[BEGIN RECORDED DATA]

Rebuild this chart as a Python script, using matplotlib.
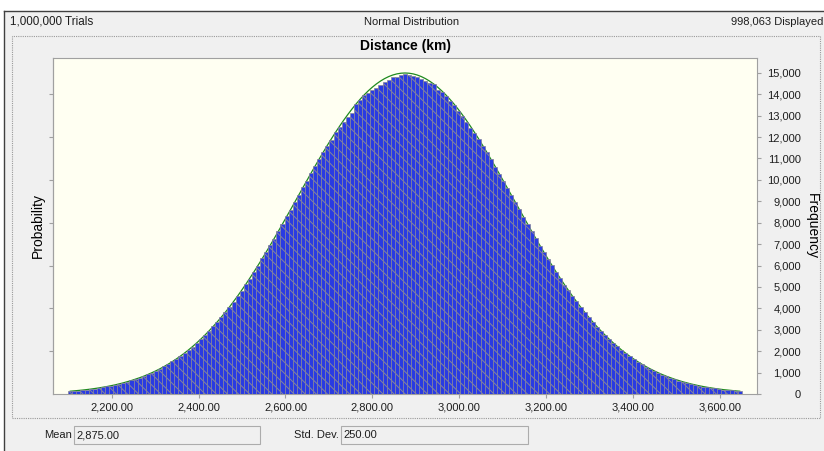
import numpy as np
import matplotlib
matplotlib.use("Agg")
import matplotlib.pyplot as plt
from matplotlib.patches import Rectangle
from matplotlib.lines import Line2D

plt.rcParams["font.family"] = ["Liberation Sans", "DejaVu Sans"]
plt.rcParams["hatch.linewidth"] = 0.7

W, H = 824, 451   # output size in px (dpi 100)

# ---------- data ----------
X_LO, X_HI = 2100.0, 3650.0          # displayed range (mean +/- 3.1 sd)
MEAN, STD = 2875.0, 250.0
TRIALS, DISPLAYED = 1_000_000, 998_063

# frequency per bin, left to right
freq = [128, 149, 160, 186, 201, 231, 250, 287, 309, 353, 382, 431, 466, 525,
        569, 636, 688, 765, 826, 915, 987, 1090, 1172, 1291, 1386, 1519, 1629, 1778,
        1905, 2071, 2214, 2398, 2553, 2761, 2938, 3160, 3352, 3597, 3806, 4074, 4301,
        4588, 4829, 5136, 5391, 5718, 5987, 6330, 6609, 6965, 7254, 7623, 7920, 8297,
        8602, 8978, 9285, 9660, 9965, 10338, 10630, 10995, 11284, 11560, 11880, 12238,
        12490, 12690, 12930, 13120, 13525, 13745, 13950, 14060, 14210, 14300, 14450,
        14590, 14640, 14820, 14790, 14880, 14930,
        14895, 14850, 14810, 14700, 14620, 14540, 14460, 14210, 14120, 13900, 13700,
        13480, 13230, 12960, 12700, 12440, 12190, 11900, 11600, 11290, 10960, 10600,
        10290, 9950, 9630, 9290, 8970, 8630, 8260,
        7950, 7590, 7290, 6930, 6640, 6300, 6010, 5690, 5420, 5110, 4850, 4560, 4320,
        4050, 3830, 3580, 3370, 3140, 2955, 2745, 2572, 2381, 2228, 2057, 1920, 1764,
        1645, 1505,
        1401, 1277, 1186, 1078, 999, 904, 837, 755, 698, 626, 579, 516, 476, 423, 390,
        345, 318, 279, 257, 225, 207, 180, 165, 143, 132]

# green fitted normal curve, value at each bin centre
fit = [130, 146, 163, 183, 204, 228, 254, 283, 314, 349,
       386, 427, 472, 521, 574, 631, 693, 760, 832, 910,
       994, 1084, 1180, 1284, 1394, 1512, 1638, 1771, 1913, 2063,
       2222, 2390, 2566, 2752, 2947, 3151, 3365, 3588, 3820, 4062,
       4314, 4574, 4844, 5122, 5408, 5703, 6004, 6313, 6628, 6949,
       7275, 7606, 7941, 8279, 8619, 8960, 9302, 9643, 9982, 10319,
       10652, 10980, 11303, 11618, 11926, 12224, 12512, 12789, 13053, 13304,
       13541, 13762, 13968, 14157, 14328, 14480, 14614, 14728, 14822, 14895,
       14948, 14979, 14990, 14979, 14948, 14895, 14822, 14728, 14614, 14480,
       14328, 14157, 13968, 13762, 13541, 13304, 13053, 12789, 12512, 12224,
       11926, 11618, 11303, 10980, 10652, 10319, 9982, 9643, 9302, 8960,
       8619, 8279, 7941, 7606, 7275, 6949, 6628, 6313, 6004, 5703,
       5408, 5122, 4844, 4574, 4314, 4062, 3820, 3588, 3365, 3151,
       2947, 2752, 2566, 2390, 2222, 2063, 1913, 1771, 1638, 1512,
       1394, 1284, 1180, 1084, 994, 910, 832, 760, 693, 631,
       574, 521, 472, 427, 386, 349, 314, 283, 254, 228,
       204, 183, 163, 146, 130]

x_ticks = [2200, 2400, 2600, 2800, 3000, 3200, 3400, 3600]
freq_ticks = list(range(0, 16000, 1000))
prob_ticks = [0.002, 0.004, 0.006, 0.008, 0.010, 0.012, 0.014]

edges = np.linspace(X_LO, X_HI, len(freq) + 1)
centers = (edges[:-1] + edges[1:]) / 2
bw = edges[1] - edges[0]

BG = "#f0f0f0"
GRID = "#a0a0a0"
TXT = "#1e1e1e"


def fx(x):
    return x / W


def fy(y):
    return 1 - y / H


fig = plt.figure(figsize=(W / 100, H / 100), dpi=100, facecolor="white")

# window background + dark top/left edge (drawn under the axes)
fig.patches.append(Rectangle((fx(4), 0), 1 - fx(4), fy(11), transform=fig.transFigure,
                             facecolor=BG, edgecolor="none", zorder=-10))
fig.lines.append(Line2D([fx(4), 1], [fy(11), fy(11)], transform=fig.transFigure,
                        color="#404040", lw=1, zorder=-9))
fig.lines.append(Line2D([fx(4), fx(4)], [0, fy(11)], transform=fig.transFigure,
                        color="#404040", lw=1, zorder=-9))
# dotted chart frame
fig.patches.append(Rectangle((fx(12), fy(418)), fx(820) - fx(12), fy(36) - fy(418),
                             transform=fig.transFigure, fill=False, edgecolor="#9a9a9a",
                             lw=0.8, ls=(0, (1, 1)), zorder=-8))

# header strip
fig.text(fx(10), fy(22), f"{TRIALS:,} Trials", ha="left", va="center", fontsize=8.4, color=TXT)
fig.text(fx(412), fy(22), "Normal Distribution", ha="center", va="center", fontsize=8, color=TXT)
fig.text(fx(823), fy(22), f"{DISPLAYED:,} Displayed", ha="right", va="center", fontsize=8, color=TXT)
fig.text(fx(405), fy(46), "Distance (km)", ha="center", va="center", fontsize=10,
         fontweight="bold", color="black")

# ---------- histogram ----------
ax = fig.add_axes([fx(53), fy(394), fx(757) - fx(53), fy(58) - fy(394)])
ax.set_facecolor("#fffff2")
ax.plot(centers, fit, color="#1f8a1f", lw=0.9, zorder=2)
ax.bar(centers, freq, width=bw, color="#2a3be2", edgecolor="#84849a", linewidth=0.5,
       hatch="\\\\\\", zorder=3)
ax.set_xlim(2065, 3685)
ax.set_ylim(0, 15690)
for s in ax.spines.values():
    s.set_color(GRID)

ax.set_xticks(x_ticks, [f"{v:,.2f}" for v in x_ticks])
ax.tick_params(axis="x", length=3, color=GRID, labelsize=8, labelcolor=TXT, pad=3)

ax.yaxis.tick_right()
ax.set_yticks(freq_ticks, [f"{v:,}" for v in freq_ticks], ha="right")
ax.tick_params(axis="y", length=3, color=GRID, labelsize=8, labelcolor=TXT, pad=28.5)

sec = ax.secondary_yaxis("left", functions=(lambda f: f / TRIALS, lambda p: p * TRIALS))
sec.set_yticks(prob_ticks)
sec.set_yticklabels([])
sec.tick_params(length=3, color=GRID)
sec.spines["left"].set_color(GRID)

fig.text(fx(38), fy(226), "Probability", rotation=90, ha="center", va="center",
         fontsize=10, color="black")
fig.text(fx(812), fy(226), "Frequency", rotation=270, ha="center", va="center",
         fontsize=10, color="black")

# ---------- footer: parameter boxes ----------
fig.text(fx(72), fy(435), "Mean", ha="right", va="center", fontsize=8, color=TXT)
fig.patches.append(Rectangle((fx(74), fy(444)), fx(260) - fx(74), fy(426) - fy(444),
                             transform=fig.transFigure, facecolor=BG, edgecolor="#acacac", lw=0.8))
fig.text(fx(76), fy(435), f"{MEAN:,.2f}", ha="left", va="center", fontsize=8, color=TXT)
fig.text(fx(339), fy(435), "Std. Dev.", ha="right", va="center", fontsize=8, color=TXT)
fig.patches.append(Rectangle((fx(341), fy(444)), fx(528) - fx(341), fy(426) - fy(444),
                             transform=fig.transFigure, facecolor=BG, edgecolor="#acacac", lw=0.8))
fig.text(fx(343), fy(435), f"{STD:,.2f}", ha="left", va="center", fontsize=8, color=TXT)

fig.savefig("out.png", dpi=100, facecolor="white")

[END RECORDED DATA]

REQUIRED TASK -> Write out each line of the listing above, exactly, from its first line to the line holding "TRIALS, DISPLAYED = 1_000_000, 998_063", inclusive. Skip the pictures.

OUTPUT OF THE EXERCISE ->
Rebuild this chart as a Python script, using matplotlib.
import numpy as np
import matplotlib
matplotlib.use("Agg")
import matplotlib.pyplot as plt
from matplotlib.patches import Rectangle
from matplotlib.lines import Line2D

plt.rcParams["font.family"] = ["Liberation Sans", "DejaVu Sans"]
plt.rcParams["hatch.linewidth"] = 0.7

W, H = 824, 451   # output size in px (dpi 100)

# ---------- data ----------
X_LO, X_HI = 2100.0, 3650.0          # displayed range (mean +/- 3.1 sd)
MEAN, STD = 2875.0, 250.0
TRIALS, DISPLAYED = 1_000_000, 998_063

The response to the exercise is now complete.